Proefschrift
Extremely shy and genetically close
Investigating neurobiological endophenotypes of Social Anxiety Disorder
- Auteur
- Janna Marie Bas-Hoogendam
- Datum
- 14 januari 2020
Samenvatting
Patiënten met een sociale angststoornis (SAS) zijn zo bang voor een negatieve beoordeling door anderen dat ze sociale situaties het liefst vermijden. Sociale angst ontstaat in de puberteit, duurt meestal levenslang en komt vaak in families voor. Ongeveer één op de tien Nederlanders heeft in de loop van zijn of haar leven met deze ‘extreme verlegenheid’ te maken, en omdat SAS grote gevolgen heeft is het belangrijk om meer inzicht te verwerven in de kwetsbaarheid voor het ontwikkelen van sociale angst.

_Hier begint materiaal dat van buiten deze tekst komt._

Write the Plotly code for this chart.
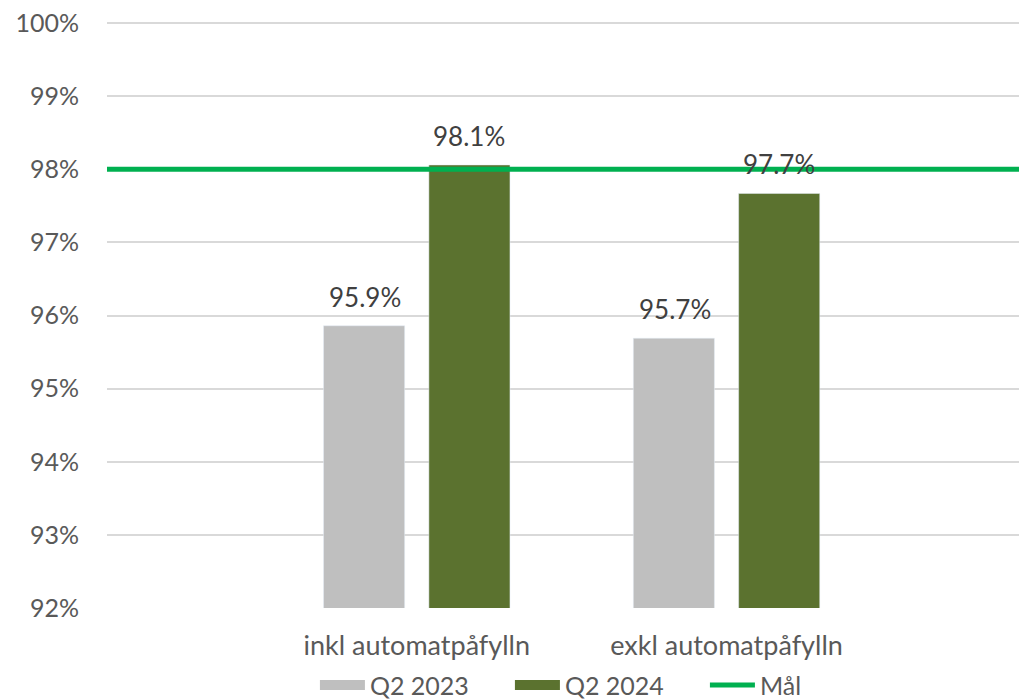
import plotly.graph_objects as go

categories = ["inkl automatpåfylln", "exkl automatpåfylln"]
q2_2023 = [95.86, 95.69]
q2_2024 = [98.06, 97.67]
target = 98.0
y_ticks = [92, 93, 94, 95, 96, 97, 98, 99, 100]
y_tick_labels = [f"{v}%" for v in y_ticks]

FONT = "Lato"
FS = 25
GRAY = "#BFBFBF"
GREEN = "#5B722F"
GROUP_SHIFT = 52  # px from category centre to each bar centre

fig = go.Figure()
fig.add_trace(go.Bar(
    name="Q2 2023", x=categories, y=q2_2023, marker_color=GRAY, showlegend=False,
))
fig.add_trace(go.Bar(
    name="Q2 2024", x=categories, y=q2_2024, marker_color=GREEN, showlegend=False,
))
fig.add_trace(go.Scatter(
    name="Mål", x=[0, 1], y=[target, target], mode="lines",
    line=dict(color="#00B050", width=5), xaxis="x2", legendrank=3,
))
# legend-only entries with wide rectangular swatches
fig.add_trace(go.Scatter(name="Q2 2023", x=[None], y=[None], mode="lines",
                         line=dict(color=GRAY, width=20), xaxis="x2", legendrank=1))
fig.add_trace(go.Scatter(name="Q2 2024", x=[None], y=[None], mode="lines",
                         line=dict(color=GREEN, width=20), xaxis="x2", legendrank=2))

# value labels above bars
for series, shift in ((q2_2023, -GROUP_SHIFT), (q2_2024, GROUP_SHIFT)):
    for cat, val in zip(categories, series):
        fig.add_annotation(x=cat, y=val, xref="x", yref="y", text=f"{val:.1f}%",
                           showarrow=False, xshift=shift, yshift=29, yanchor="middle",
                           font=dict(size=26, color="#404040", family=FONT))

fig.update_layout(
    width=1019, height=692,
    margin=dict(l=99, r=0, t=14, b=92, autoexpand=False),
    paper_bgcolor="white", plot_bgcolor="white",
    font=dict(family=FONT, color="#595959", size=FS),
    barmode="group", bargap=0.32, bargroupgap=0.23,
    showlegend=True,
    legend=dict(orientation="h", x=0.226, xanchor="left", y=-0.132, yanchor="middle",
                font=dict(size=FS, color="#595959"), traceorder="normal",
                itemwidth=45, tracegroupgap=0, entrywidth=135, entrywidthmode="pixels"),
    xaxis=dict(type="category", range=[-1.0, 1.97], showgrid=False,
               showline=False, ticks="outside", ticklen=14, tickcolor="rgba(0,0,0,0)",
               tickfont=dict(size=27, color="#595959")),
    xaxis2=dict(overlaying="x", range=[0, 1], visible=False),
    yaxis=dict(range=[92, 100.015], tickvals=y_ticks, ticktext=y_tick_labels,
               showgrid=True, gridcolor="#D9D9D9", gridwidth=1.5,
               zeroline=False, showline=False, ticks="outside", ticklen=22,
               tickcolor="rgba(0,0,0,0)", ticklabeloverflow="allow",
               tickfont=dict(size=FS, color="#595959")),
)

fig.write_html("out.html")
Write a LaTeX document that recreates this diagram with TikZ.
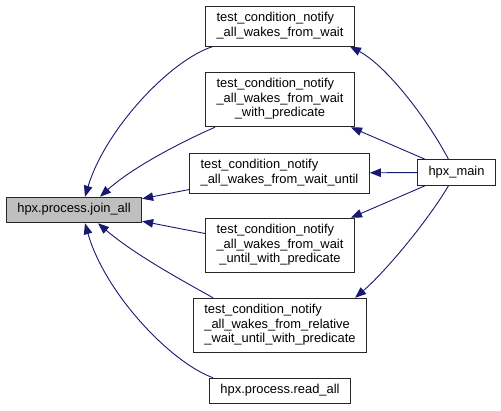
\documentclass[tikz,border=0pt]{standalone}
\usepackage{fontspec}
\setmainfont{Liberation Sans}
\usetikzlibrary{arrows.meta}
\definecolor{edgeblue}{HTML}{191970}
\definecolor{greybox}{HTML}{BFBFBF}
\newcommand{\lbl}[1]{\begin{tabular}{@{}l@{}}#1\end{tabular}}
\newcommand{\ctr}[1]{\multicolumn{1}{@{}c@{}}{#1}}
\begin{document}
\begin{tikzpicture}[x=1pt, y=-1pt, >={Triangle[length=11pt,width=8.5pt]},
  fn/.style={draw=black!85, line width=1pt, fill=white, inner xsep=11pt, inner ysep=5.5pt,
    font=\fontsize{12.9}{14.5}\selectfont},
  call/.style={->, draw=edgeblue, line width=0.9pt}]
\useasboundingbox (0,0) rectangle (501,410);
\node[fn, fill=greybox](J) at (74,210){\lbl{hpx.process.join\_all}};
\node[fn](W) at (280,26){\lbl{test\_condition\_notify\\\_all\_wakes\_from\_wait}};
\node[fn](WP) at (280,99.5){\lbl{test\_condition\_notify\\\_all\_wakes\_from\_wait\\\ctr{\_with\_predicate}}};
\node[fn](WU) at (279.5,173){\lbl{test\_condition\_notify\\\_all\_wakes\_from\_wait\_until}};
\node[fn](WUP) at (280,245.5){\lbl{test\_condition\_notify\\\_all\_wakes\_from\_wait\\\ctr{\_until\_with\_predicate}}};
\node[fn](RW) at (280,325.5){\lbl{test\_condition\_notify\\\_all\_wakes\_from\_relative\\\_wait\_until\_with\_predicate}};
\node[fn](R) at (280,391){\lbl{hpx.process.read\_all}};
\node[fn](M) at (456.5,172.5){\lbl{hpx\_main}};
\draw[call]([xshift=-67pt]W.south) .. controls (170,60) and (105,130) .. ([xshift=11pt]J.north);
\draw[call]([xshift=-65pt]WP.south) .. controls (190,138) and (135,165) .. ([xshift=26pt]J.north);
\draw[call]([yshift=4pt]WU.south west) -- ([yshift=-2pt]J.north east);
\draw[call]([yshift=12pt]WUP.west) -- ([yshift=2pt]J.south east);
\draw[call]([xshift=-67pt]RW.north) .. controls (185,282) and (135,255) .. ([xshift=24pt]J.south);
\draw[call]([xshift=-67pt]R.north) .. controls (170,362) and (105,293) .. ([xshift=11pt]J.south);
\draw[call]([xshift=-8pt]M.north) .. controls (425,115) and (385,65) .. ([xshift=-5pt]W.south east);
\draw[call]([xshift=8pt]M.north west) -- ([xshift=-4pt]WP.south east);
\draw[call](M) -- (WU);
\draw[call]([xshift=8pt]M.south west) -- ([xshift=-4pt]WUP.north east);
\draw[call]([xshift=-8pt]M.south) .. controls (427,222) and (385,272) .. ([xshift=-12pt]RW.north east);
\end{tikzpicture}
\end{document}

In de unieke Leidse familiestudie naar sociale angst (Leiden Family Lab study on Social Anxiety Disorder, LFLSAD) hebben we de genetische kwetsbaarheid voor het ontwikkelen van SAS onder de loep genomen. We onderzochten meer dan 100 familieleden, verdeeld over twee generaties, uit families waarin sociale angst vaak voorkomt.
Met behulp van MRI scans nam promovenda Janna Marie Bas-Hoogendam een kijkje in het brein van deze familieleden, en bracht in kaart welke hersenveranderingen gerelateerd zijn aan sociale angst, en een genetische achtergrond hebben. In haar proefschrift ‘Extremely Shy & Genetically Close’ zijn de resultaten van het MRI-onderzoek binnen de LFLSAD samengevat (9 publicaties, 8 reeds gepubliceerd), en beschrijft Janna Marie verschillende veelbelovende ‘endofenotypes’: meetbare karakteristieken van het brein die genetisch samenhangen met sociale angst. Deze endofenotypes betreffen veranderingen in de structuur (anatomie) en functie van het brein, bijvoorbeeld de reactie van de hersenen op neutrale gezichten en op onbedoelde overschrijdingen van sociale normen. Deze endofenotypes bieden nieuwe inzichten in de neurobiologische kwetsbaarheid voor het ontwikkelen van SAS.